Entre os adultos, infelizmente, o cenário é mais desolador. A parte, Ishibashi, Marsters, e também Annie Wersching, com boas cenas dramáticas, o restante do elenco pouco consegue entreter ou estimular curiosidade, sendo os destaques negativos: os insossos Ryan Sands e Ever Carradine, além do casal de bioengenheiros Stacey e Dale Yorkes, interpretados por Brigid Brannagh e Kevin Weisman, respectivamente. Intencionados para serem, assim como Gert, um contraponto de humor na história, falham, seja pelas falas pouco inspiradas para as personagens, ou pela falta de prática no timing humorístico.

Com um elenco tão vasto, e abordando sem muita profundidade, temas como bullying, violência doméstica, relacionamentos, descobertas sexuais, além da transição da adolescência para a vida adulta, Marvel – Fugitivos dos criadores Josh Schwartz e Stephanie Savage ainda tem como maior foco a relação entre pais e filhos. Bom, que a série serve como um belo puxão de orelha, não para os jovens, mas para os adultos. Não tiveram vergonha de apontar o dedo para as falhas cometidas na criação dos filhos, principalmente mostrando o que se gera quando escondemos ou omitimos destes.

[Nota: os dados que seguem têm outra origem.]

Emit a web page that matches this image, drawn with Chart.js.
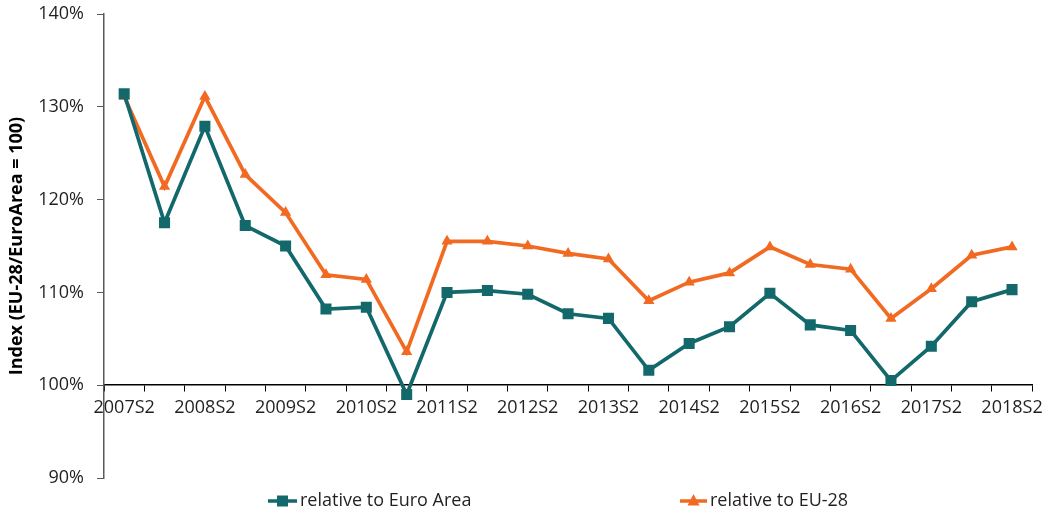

O tema, exemplificado na parte final do nono episódio, traduz essa relação conflituosa. Pais de um lado, unidos e filhos do outro, também juntos. Enquanto os pais vêm com o velho discurso de família e que tudo o que fazem é para proteger os filhos, os mesmos se sentem traídos pois as inverdades e omissões só afastam estes de conhecer quem são seus progenitores, e até a si mesmos. Pensa-se que restringir ou impedir que os filhos sofram é uma atitude de compaixão ou cuidado, o que não deixa de ser uma verdade, mas ao mesmo tempo isso também figura como uma forma de impedimento à maturidade, consequentemente, a evolução do ser humano. Como nos filmes do cineasta Steven Spielberg, as vezes é necessário fugirmos para descobrir quem somos, e até podermos voltar para casa.